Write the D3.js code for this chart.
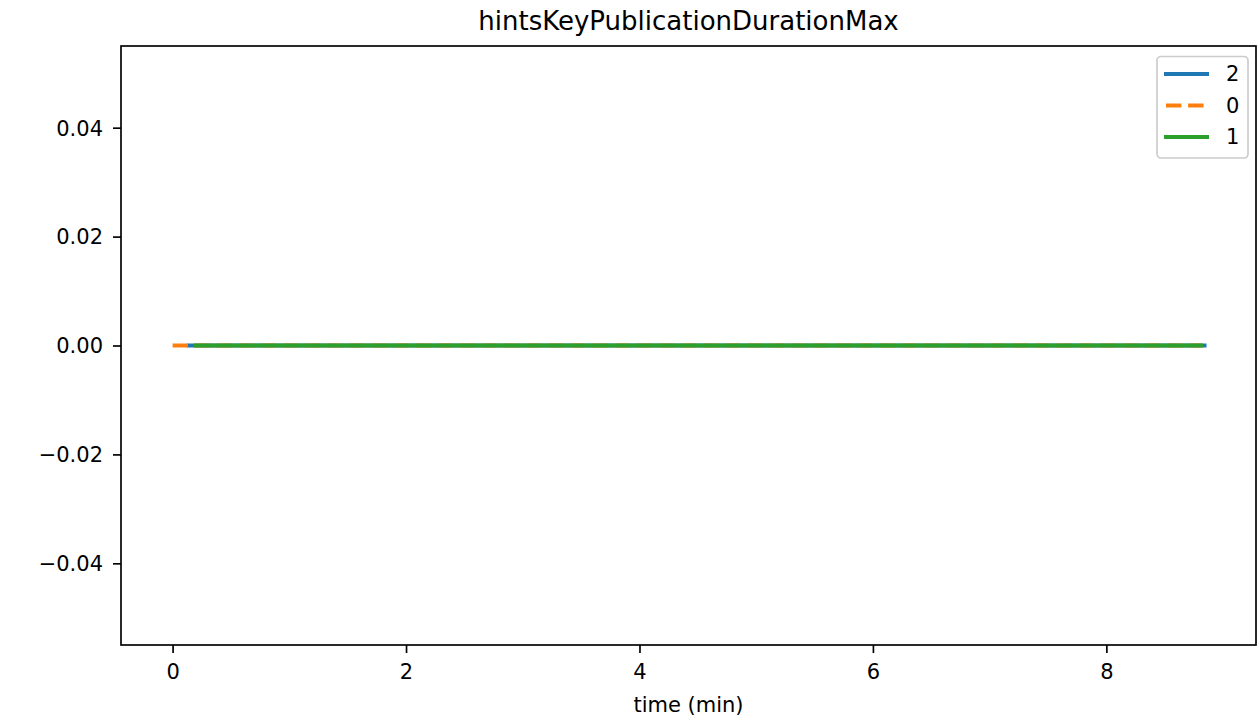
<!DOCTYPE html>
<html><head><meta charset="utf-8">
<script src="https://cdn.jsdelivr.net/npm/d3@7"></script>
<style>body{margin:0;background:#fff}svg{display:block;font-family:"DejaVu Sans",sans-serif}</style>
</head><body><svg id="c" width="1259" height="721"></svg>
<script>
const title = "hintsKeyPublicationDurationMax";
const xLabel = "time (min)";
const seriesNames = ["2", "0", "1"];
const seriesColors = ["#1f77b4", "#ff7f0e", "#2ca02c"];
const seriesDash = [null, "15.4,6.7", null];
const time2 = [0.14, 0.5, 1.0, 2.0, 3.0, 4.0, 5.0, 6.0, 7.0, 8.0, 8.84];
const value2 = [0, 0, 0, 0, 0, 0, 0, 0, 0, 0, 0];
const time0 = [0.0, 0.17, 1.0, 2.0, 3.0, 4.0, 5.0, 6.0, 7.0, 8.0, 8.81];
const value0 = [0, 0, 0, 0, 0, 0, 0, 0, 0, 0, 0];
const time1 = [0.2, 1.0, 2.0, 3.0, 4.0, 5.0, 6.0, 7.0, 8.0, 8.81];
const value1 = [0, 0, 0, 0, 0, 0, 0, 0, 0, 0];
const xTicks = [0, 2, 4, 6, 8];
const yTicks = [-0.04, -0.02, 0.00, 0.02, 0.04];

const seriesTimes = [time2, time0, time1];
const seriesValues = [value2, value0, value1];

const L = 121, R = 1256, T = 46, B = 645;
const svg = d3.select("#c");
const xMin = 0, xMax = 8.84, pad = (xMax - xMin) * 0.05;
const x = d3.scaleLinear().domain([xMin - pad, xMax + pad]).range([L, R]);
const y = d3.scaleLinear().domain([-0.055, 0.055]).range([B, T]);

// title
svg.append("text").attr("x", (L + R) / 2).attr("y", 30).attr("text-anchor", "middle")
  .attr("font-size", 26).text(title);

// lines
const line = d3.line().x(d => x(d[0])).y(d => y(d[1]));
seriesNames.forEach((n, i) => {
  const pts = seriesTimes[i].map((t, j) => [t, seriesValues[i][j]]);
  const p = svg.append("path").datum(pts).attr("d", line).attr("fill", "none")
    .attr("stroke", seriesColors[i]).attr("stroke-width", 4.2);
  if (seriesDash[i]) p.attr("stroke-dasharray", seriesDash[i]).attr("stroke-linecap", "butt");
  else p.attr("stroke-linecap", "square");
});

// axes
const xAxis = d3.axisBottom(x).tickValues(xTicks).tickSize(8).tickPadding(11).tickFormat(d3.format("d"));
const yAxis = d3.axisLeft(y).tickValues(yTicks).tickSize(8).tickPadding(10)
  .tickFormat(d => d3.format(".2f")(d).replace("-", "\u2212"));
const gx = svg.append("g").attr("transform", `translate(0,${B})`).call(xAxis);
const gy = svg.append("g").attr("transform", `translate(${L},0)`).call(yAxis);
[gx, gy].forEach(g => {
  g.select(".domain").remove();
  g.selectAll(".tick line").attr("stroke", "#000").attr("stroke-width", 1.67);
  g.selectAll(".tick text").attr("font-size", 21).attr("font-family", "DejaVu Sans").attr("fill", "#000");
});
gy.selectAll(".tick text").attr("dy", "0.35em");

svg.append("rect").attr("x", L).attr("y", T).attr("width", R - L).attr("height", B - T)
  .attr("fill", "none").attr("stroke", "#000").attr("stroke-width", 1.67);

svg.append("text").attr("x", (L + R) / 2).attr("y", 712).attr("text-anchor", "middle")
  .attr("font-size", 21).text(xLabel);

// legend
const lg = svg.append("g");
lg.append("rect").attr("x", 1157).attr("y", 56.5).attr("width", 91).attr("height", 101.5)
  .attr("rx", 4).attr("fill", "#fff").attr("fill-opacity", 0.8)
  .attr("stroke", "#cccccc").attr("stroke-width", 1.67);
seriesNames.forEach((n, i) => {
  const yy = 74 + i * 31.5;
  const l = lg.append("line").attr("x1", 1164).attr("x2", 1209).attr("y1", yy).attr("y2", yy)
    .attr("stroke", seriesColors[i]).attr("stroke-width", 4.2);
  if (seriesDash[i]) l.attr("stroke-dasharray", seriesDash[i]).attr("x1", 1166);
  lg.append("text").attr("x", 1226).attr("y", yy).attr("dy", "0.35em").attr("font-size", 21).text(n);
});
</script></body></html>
+++++
▶ **Written request**:
Your copy of the data above should match it exactly, except that pictures are left out.

▶ **Exercise response**:
Write the D3.js code for this chart.
<!DOCTYPE html>
<html><head><meta charset="utf-8">
<script src="https://cdn.jsdelivr.net/npm/d3@7"></script>
<style>body{margin:0;background:#fff}svg{display:block;font-family:"DejaVu Sans",sans-serif}</style>
</head><body><svg id="c" width="1259" height="721"></svg>
<script>
const title = "hintsKeyPublicationDurationMax";
const xLabel = "time (min)";
const seriesNames = ["2", "0", "1"];
const seriesColors = ["#1f77b4", "#ff7f0e", "#2ca02c"];
const seriesDash = [null, "15.4,6.7", null];
const time2 = [0.14, 0.5, 1.0, 2.0, 3.0, 4.0, 5.0, 6.0, 7.0, 8.0, 8.84];
const value2 = [0, 0, 0, 0, 0, 0, 0, 0, 0, 0, 0];
const time0 = [0.0, 0.17, 1.0, 2.0, 3.0, 4.0, 5.0, 6.0, 7.0, 8.0, 8.81];
const value0 = [0, 0, 0, 0, 0, 0, 0, 0, 0, 0, 0];
const time1 = [0.2, 1.0, 2.0, 3.0, 4.0, 5.0, 6.0, 7.0, 8.0, 8.81];
const value1 = [0, 0, 0, 0, 0, 0, 0, 0, 0, 0];
const xTicks = [0, 2, 4, 6, 8];
const yTicks = [-0.04, -0.02, 0.00, 0.02, 0.04];

const seriesTimes = [time2, time0, time1];
const seriesValues = [value2, value0, value1];

const L = 121, R = 1256, T = 46, B = 645;
const svg = d3.select("#c");
const xMin = 0, xMax = 8.84, pad = (xMax - xMin) * 0.05;
const x = d3.scaleLinear().domain([xMin - pad, xMax + pad]).range([L, R]);
const y = d3.scaleLinear().domain([-0.055, 0.055]).range([B, T]);

// title
svg.append("text").attr("x", (L + R) / 2).attr("y", 30).attr("text-anchor", "middle")
  .attr("font-size", 26).text(title);

// lines
const line = d3.line().x(d => x(d[0])).y(d => y(d[1]));
seriesNames.forEach((n, i) => {
  const pts = seriesTimes[i].map((t, j) => [t, seriesValues[i][j]]);
  const p = svg.append("path").datum(pts).attr("d", line).attr("fill", "none")
    .attr("stroke", seriesColors[i]).attr("stroke-width", 4.2);
  if (seriesDash[i]) p.attr("stroke-dasharray", seriesDash[i]).attr("stroke-linecap", "butt");
  else p.attr("stroke-linecap", "square");
});

// axes
const xAxis = d3.axisBottom(x).tickValues(xTicks).tickSize(8).tickPadding(11).tickFormat(d3.format("d"));
const yAxis = d3.axisLeft(y).tickValues(yTicks).tickSize(8).tickPadding(10)
  .tickFormat(d => d3.format(".2f")(d).replace("-", "\u2212"));
const gx = svg.append("g").attr("transform", `translate(0,${B})`).call(xAxis);
const gy = svg.append("g").attr("transform", `translate(${L},0)`).call(yAxis);
[gx, gy].forEach(g => {
  g.select(".domain").remove();
  g.selectAll(".tick line").attr("stroke", "#000").attr("stroke-width", 1.67);
  g.selectAll(".tick text").attr("font-size", 21).attr("font-family", "DejaVu Sans").attr("fill", "#000");
});
gy.selectAll(".tick text").attr("dy", "0.35em");

svg.append("rect").attr("x", L).attr("y", T).attr("width", R - L).attr("height", B - T)
  .attr("fill", "none").attr("stroke", "#000").attr("stroke-width", 1.67);

svg.append("text").attr("x", (L + R) / 2).attr("y", 712).attr("text-anchor", "middle")
  .attr("font-size", 21).text(xLabel);

// legend
const lg = svg.append("g");
lg.append("rect").attr("x", 1157).attr("y", 56.5).attr("width", 91).attr("height", 101.5)
  .attr("rx", 4).attr("fill", "#fff").attr("fill-opacity", 0.8)
  .attr("stroke", "#cccccc").attr("stroke-width", 1.67);
seriesNames.forEach((n, i) => {
  const yy = 74 + i * 31.5;
  const l = lg.append("line").attr("x1", 1164).attr("x2", 1209).attr("y1", yy).attr("y2", yy)
    .attr("stroke", seriesColors[i]).attr("stroke-width", 4.2);
  if (seriesDash[i]) l.attr("stroke-dasharray", seriesDash[i]).attr("x1", 1166);
  lg.append("text").attr("x", 1226).attr("y", yy).attr("dy", "0.35em").attr("font-size", 21).text(n);
});
</script></body></html>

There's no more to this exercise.